Monday 16 August 2010

Usability, User Experience and Accessibility at CHI 2011

David Gilmore (Logitech) and I are subcommittee chairs for CHI 2011 (more information) for usability, user experience and accessibility (U+UX+AX).

I am in-between web-pages at the moment, having moved from Sunderland to Northumbria last year, where the School of Design is preparing new home pages for research staff, so for now, I've written this blog post to let CHI authors know something about me.

My main research interest is innovation and assessment of design and evaluation approaches. I am Scientific Co-ordinator for a 25 country European network of researchers with similar interests (find out more about the TwinTide project). I was the lead for Working Group 2 in the MAUSE project, and co-authored the final report on comparing usability evaluation methods.

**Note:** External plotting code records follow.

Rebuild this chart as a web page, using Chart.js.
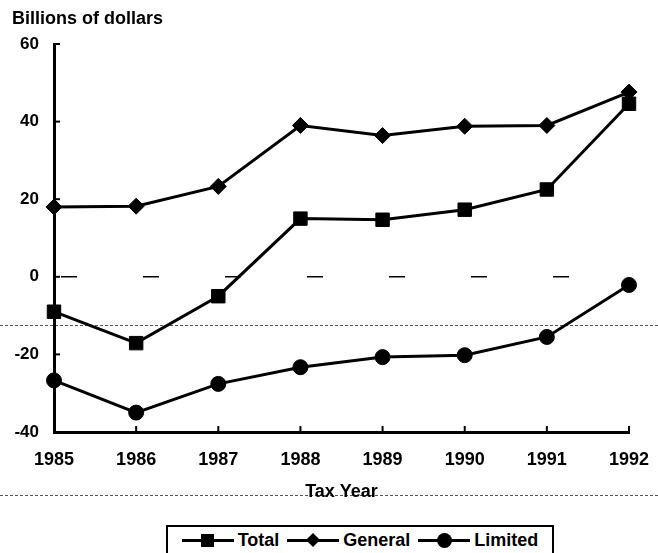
<!DOCTYPE html>
<html lang="en">
<head>
  <meta charset="UTF-8" />
  <title>Billions of dollars by tax year</title>
  <script src="https://cdn.jsdelivr.net/npm/chart.js"></script>
  <style>
    html, body { margin: 0; padding: 0; background: #fff; }
    #wrap { position: relative; width: 658px; height: 553px; overflow: hidden; font-family: "Liberation Sans", Arial, sans-serif; }
    #chart { position: absolute; left: 0; top: 0; z-index: 2; }
    .title { position: absolute; left: 12px; top: 8px; font-weight: bold; font-size: 18px; color: #000; z-index: 3; }
    .scan { position: absolute; left: 0; width: 658px; border-top: 1px dashed #555; z-index: 1; }
    #legend { position: absolute; left: 166px; top: 525px; width: 388px; height: 30px; border: 2px solid #000; box-sizing: border-box;
      display: flex; align-items: center; justify-content: center; gap: 8px; font-weight: bold; font-size: 18px; z-index: 3; background: #fff; }
    .item { display: flex; align-items: center; gap: 4px; }
    .sym { position: relative; width: 52px; height: 16px; }
    .sym .ln { position: absolute; left: 0; right: 0; top: 7px; height: 3px; background: #000; }
    .sym .mk { position: absolute; left: 50%; top: 50%; background: #000; }
  </style>
</head>
<body>
  <div id="wrap">
    <div class="title">Billions of dollars</div>
    <div class="scan" style="top:325px;"></div>
    <div class="scan" style="top:495px;"></div>
    <canvas id="chart" width="658" height="553"></canvas>
    <div id="legend"></div>
  </div>

  <script>
    // values
    const years = ["1985", "1986", "1987", "1988", "1989", "1990", "1991", "1992"];
    const total = [-9, -17.1, -5, 15, 14.7, 17.3, 22.5, 44.6];
    const general = [18, 18.2, 23.3, 39, 36.4, 38.8, 39, 47.6];
    const limited = [-26.7, -35, -27.6, -23.3, -20.7, -20.2, -15.5, -2.1];
    const seriesNames = ["Total", "General", "Limited"];
    const yTicks = [-40, -20, 0, 20, 40, 60];

    const markers = ["rect", "rectRot", "circle"];
    const radii = [9.5, 8, 7.5];

    // legend (line + marker like the original)
    const legend = document.getElementById("legend");
    seriesNames.forEach((name, i) => {
      const item = document.createElement("div");
      item.className = "item";
      let mk = "";
      if (i === 0) mk = '<div class="mk" style="width:13px;height:13px;margin:-6.5px 0 0 -6.5px;"></div>';
      if (i === 1) mk = '<div class="mk" style="width:10px;height:10px;margin:-5px 0 0 -5px;transform:rotate(45deg);"></div>';
      if (i === 2) mk = '<div class="mk" style="width:15px;height:15px;margin:-7.5px 0 0 -7.5px;border-radius:50%;"></div>';
      item.innerHTML = '<div class="sym"><div class="ln"></div>' + mk + '</div><span>' + name + '</span>';
      legend.appendChild(item);
    });

    // small inward tick marks + faint dashes on the zero line
    const innerTicks = {
      id: "innerTicks",
      afterDraw(chart) {
        const ctx = chart.ctx;
        const x = chart.scales.x, y = chart.scales.y;
        const area = chart.chartArea;
        ctx.save();
        ctx.strokeStyle = "#000";
        ctx.lineWidth = 2;
        for (let i = 1; i < years.length; i++) {
          const px = x.getPixelForValue(i);
          ctx.beginPath();
          ctx.moveTo(px, area.bottom);
          ctx.lineTo(px, area.bottom - 6);
          ctx.stroke();
        }
        yTicks.forEach(v => {
          if (v === -40) return;
          const py = y.getPixelForValue(v);
          ctx.beginPath();
          ctx.moveTo(area.left, py);
          ctx.lineTo(area.left + 6, py);
          ctx.stroke();
        });
        const z = y.getPixelForValue(0);
        ctx.setLineDash([16, 66]);
        ctx.lineDashOffset = 75;
        ctx.lineWidth = 1.5;
        ctx.beginPath();
        ctx.moveTo(area.left, z);
        ctx.lineTo(area.right, z);
        ctx.stroke();
        ctx.restore();
      }
    };

    const data = [total, general, limited];

    new Chart(document.getElementById("chart"), {
      type: "line",
      data: {
        labels: years,
        datasets: seriesNames.map((name, i) => ({
          label: name,
          data: data[i],
          borderColor: "#000",
          backgroundColor: "#000",
          borderWidth: 3,
          pointStyle: markers[i],
          pointRadius: radii[i],
          pointHoverRadius: radii[i],
          pointBorderWidth: 1,
          tension: 0
        }))
      },
      options: {
        responsive: false,
        animation: false,
        layout: { padding: { top: 44, right: 29, bottom: 0, left: 0 } },
        plugins: {
          legend: { display: false },
          tooltip: { enabled: false }
        },
        scales: {
          x: {
            grid: { display: true, drawOnChartArea: false, drawTicks: false },
            border: { color: "#000", width: 3 },
            ticks: {
              color: "#000",
              padding: 17,
              maxRotation: 0,
              font: { family: "Liberation Sans", size: 18, weight: "bold" }
            },
            title: {
              display: true,
              text: "Tax Year",
              color: "#000",
              padding: { top: 4, bottom: 50 },
              font: { family: "Liberation Sans", size: 18, weight: "bold" }
            },
            afterFit(scale) {
              scale.height = 121;
              scale.paddingLeft = 0;
              scale.paddingRight = 0;
            }
          },
          y: {
            min: -40,
            max: 60,
            afterBuildTicks(scale) { scale.ticks = yTicks.map(v => ({ value: v })); },
            grid: { display: true, drawOnChartArea: false, drawTicks: false },
            border: { color: "#000", width: 3 },
            ticks: {
              color: "#000",
              padding: 15,
              font: { family: "Liberation Sans", size: 17, weight: "bold" }
            },
            afterFit(scale) { scale.width = 54; }
          }
        }
      },
      plugins: [innerTicks]
    });
  </script>
</body>
</html>
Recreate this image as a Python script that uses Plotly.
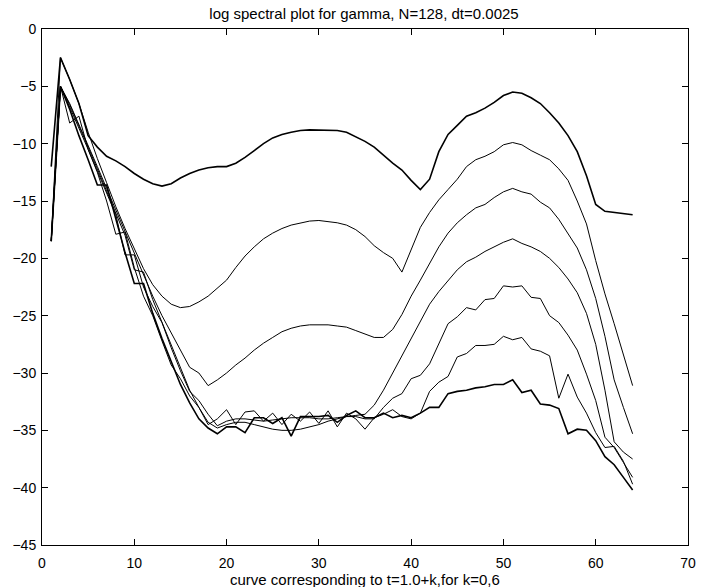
import plotly.graph_objects as go

x = list(range(1, 65))

c0 = [-12.0, -2.5, -4.4, -6.5, -9.3, -10.3, -11.1, -11.5, -12.0, -12.6,
      -13.1, -13.5, -13.7, -13.5, -13.0, -12.6, -12.3, -12.1, -12.0, -12.0,
      -11.7, -11.2, -10.6, -10.0, -9.5, -9.2, -9.0, -8.85, -8.8, -8.8,
      -8.8, -8.85, -9.0, -9.4, -9.8, -10.3, -11.0, -11.7, -12.3, -13.2,
      -14.0, -13.1, -10.7, -9.2, -8.4, -7.6, -7.3, -6.9, -6.4, -5.8,
      -5.5, -5.6, -6.0, -6.5, -7.3, -8.2, -9.3, -10.7, -12.8, -15.3,
      -15.9, -16.0, -16.1, -16.2]

c1 = [-18.5, -2.5, -4.4, -6.5, -9.0, -11.3, -13.4, -15.5, -17.4, -19.2,
      -20.9, -22.3, -23.3, -24.0, -24.3, -24.2, -23.8, -23.3, -22.6, -21.9,
      -20.8, -19.8, -19.0, -18.3, -17.8, -17.4, -17.1, -16.9, -16.75, -16.7,
      -16.8, -16.9, -17.1, -17.5, -18.1, -18.9, -19.5, -20.0, -21.2, -19.2,
      -17.3, -16.0, -14.9, -14.0, -13.1, -12.0, -11.4, -11.1, -10.7, -10.1,
      -9.9, -10.1, -10.6, -11.0, -11.4, -12.2, -13.2, -15.0, -17.0, -20.2,
      -23.1, -25.7, -28.5, -31.1]

c2 = [-18.5, -5.0, -6.5, -8.3, -10.2, -12.0, -13.9, -15.8, -17.7, -19.6,
      -21.5, -23.3, -25.0, -26.5, -28.0, -29.5, -30.0, -31.1, -30.6, -30.0,
      -29.3, -28.7, -28.0, -27.4, -26.9, -26.4, -26.1, -25.9, -25.8, -25.8,
      -25.8, -25.9, -26.0, -26.3, -26.6, -26.9, -26.9, -26.2, -24.9, -23.3,
      -21.9, -20.4, -19.0, -17.8, -16.9, -16.2, -15.6, -15.3, -14.7, -14.2,
      -13.9, -14.2, -14.4, -15.1, -15.6, -16.6, -17.8, -19.1, -21.0, -23.5,
      -26.8, -30.6, -33.0, -35.3]

c3 = [-18.5, -5.0, -6.6, -8.4, -10.3, -12.2, -14.1, -16.0, -18.0, -21.0,
      -21.2, -23.6, -25.6, -27.6, -29.6, -31.5, -33.0, -34.3, -34.8, -34.5,
      -34.3, -34.3, -34.5, -34.7, -34.9, -35.0, -35.0, -34.9, -34.7, -34.5,
      -34.2, -34.0, -33.8, -33.7, -33.6, -32.8, -31.5, -30.0, -28.5, -27.0,
      -25.4, -24.0, -22.9, -21.9, -21.0, -20.3, -19.9, -19.4, -19.0, -18.6,
      -18.3, -18.7, -19.0, -19.4, -20.0, -20.8, -21.8, -23.0, -24.8, -27.5,
      -31.5, -36.0, -36.9, -37.5]

c4 = [-18.5, -5.0, -6.8, -8.6, -10.5, -12.4, -14.3, -16.2, -19.7, -19.7,
      -22.5, -24.2, -25.6, -27.8, -29.8, -31.6, -32.4, -33.6, -34.6, -34.2,
      -34.0, -34.0, -34.1, -34.2, -34.1, -34.0, -33.9, -33.9, -33.9, -34.0,
      -34.0, -33.9, -33.8, -33.8, -34.0, -34.0, -33.0, -32.2, -31.8, -30.5,
      -30.2, -29.2, -27.4, -25.7, -25.1, -24.3, -24.5, -23.6, -23.5, -22.4,
      -22.5, -22.4, -23.4, -23.5, -25.0, -25.6, -26.7, -28.0, -30.1, -32.4,
      -35.6, -36.5, -37.8, -39.1]

c5 = [-18.5, -5.0, -8.2, -7.6, -10.5, -12.5, -15.0, -17.9, -17.7, -20.8,
      -23.3, -25.0, -27.2, -29.3, -30.5, -32.0, -33.0, -34.5, -34.0, -33.2,
      -34.5, -33.4, -33.3, -34.2, -33.5, -34.5, -33.6, -34.2, -33.4, -34.4,
      -33.3, -34.7, -33.5, -34.0, -34.9, -33.9, -33.6, -33.2, -33.8, -34.0,
      -33.5, -31.6, -30.8, -30.3, -28.6, -28.3, -27.6, -27.6, -27.5, -26.8,
      -27.1, -26.9, -27.9, -28.1, -28.5, -32.2, -30.1, -32.1, -33.5, -35.2,
      -36.5, -36.4, -37.7, -39.7]

c6 = [-18.5, -5.0, -7.0, -9.3, -11.4, -13.6, -13.6, -16.6, -19.5, -22.2,
      -22.2, -24.8, -27.0, -29.0, -31.0, -32.6, -34.0, -34.8, -35.3, -34.7,
      -34.7, -35.2, -33.9, -33.9, -34.4, -33.9, -35.5, -33.8, -33.8, -33.8,
      -33.7, -34.3, -33.7, -33.3, -33.9, -33.9, -33.5, -33.9, -33.7, -33.9,
      -33.5, -33.0, -33.0, -31.8, -31.6, -31.5, -31.3, -31.2, -31.0, -31.0,
      -30.6, -31.7, -31.5, -32.7, -32.8, -33.1, -35.3, -34.9, -35.0, -35.9,
      -37.3, -38.0, -39.1, -40.2]

curves = [c0, c1, c2, c3, c4, c5, c6]
widths = [1.6, 1.0, 1.0, 1.0, 1.0, 1.0, 1.6]

x_ticks = [0, 10, 20, 30, 40, 50, 60, 70]
y_ticks = [0, -5, -10, -15, -20, -25, -30, -35, -40, -45]

title_text = "log spectral plot for gamma, N=128, dt=0.0025"
xlabel_text = "curve corresponding to t=1.0+k,for k=0,6"

fig = go.Figure()
for c, w in zip(curves, widths):
    fig.add_trace(go.Scatter(x=x, y=c, mode="lines",
                             line=dict(color="black", width=w),
                             showlegend=False, hoverinfo="skip"))

family = "Liberation Sans, Arial, Helvetica, sans-serif"
font = dict(family=family, size=15, color="black")
tick_font = dict(family=family, size=14, color="black")

axis_common = dict(
    showgrid=False, zeroline=False, showline=True, linecolor="black", linewidth=1,
    mirror="ticks", ticks="inside", ticklen=6, tickwidth=1, tickcolor="black",
    tickfont=tick_font,
)

fig.update_layout(
    width=704, height=587,
    margin=dict(l=42, r=8, t=29, b=42),
    paper_bgcolor="white", plot_bgcolor="white",
    font=font,
    title=dict(text=title_text, x=364 / 704, xanchor="center",
               y=1 - 14 / 587, yanchor="middle", font=font),
    xaxis=dict(range=[0, 70], tickvals=x_ticks, ticklabelstandoff=5, **axis_common),
    yaxis=dict(range=[-45, 0], tickvals=y_ticks, ticklabelstandoff=2, **axis_common),
    annotations=[dict(text=xlabel_text, x=0.5, xref="paper", y=0, yref="paper",
                      xanchor="center", yanchor="top", yshift=-24, showarrow=False,
                      font=font)],
)

fig.write_html("out.html")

I have published on evaluation methods and practice, with a focus on the mix of resources that are provided on the one hand by specific approaches such as Heurstic Evaliation and Usability Testing, and on the other by the project contexts (including the evaluators themselves) where methods are developed and applied. Almost all of this research was in collaboration with Alan Woolrych and/or Darryn Lavery. Two key methodological innovations from this research were the SUPEX method for extracting usability problems from test data, and structured problem report formats.  Relevant publications can be found on the ACM Digital Library and via the HCI Bibliography.

My accessibility research has focused on brain-body interfaces for traumatic brain-injury and accessibility of public terminals such as ATMs. All of this research is in collaboration with Eamon Doherty, Paul Gnanayutham or Brendan Cassidy, and can be found via the ACM and hcibib links above.

I have also published extensively on worth- and value-based design approaches, but this work is more relevant to the Design subcommittee.  However, my work on user experience frames (Kansei 2009 keynote) is relevant to research within the scope of the U+UX+AX SC.

As SC co-chair with David Gilmore, we will be delegating almost all of the reviewing to our Associate Chairs (ACs), so the brief survey of my own research here is provided to give you a feel for my research interests. However, to form a proper understanding of the focus of the U+UX+AX SC, you should look at AC's web pages, which can be reached via the relevant CHI 2011 web page.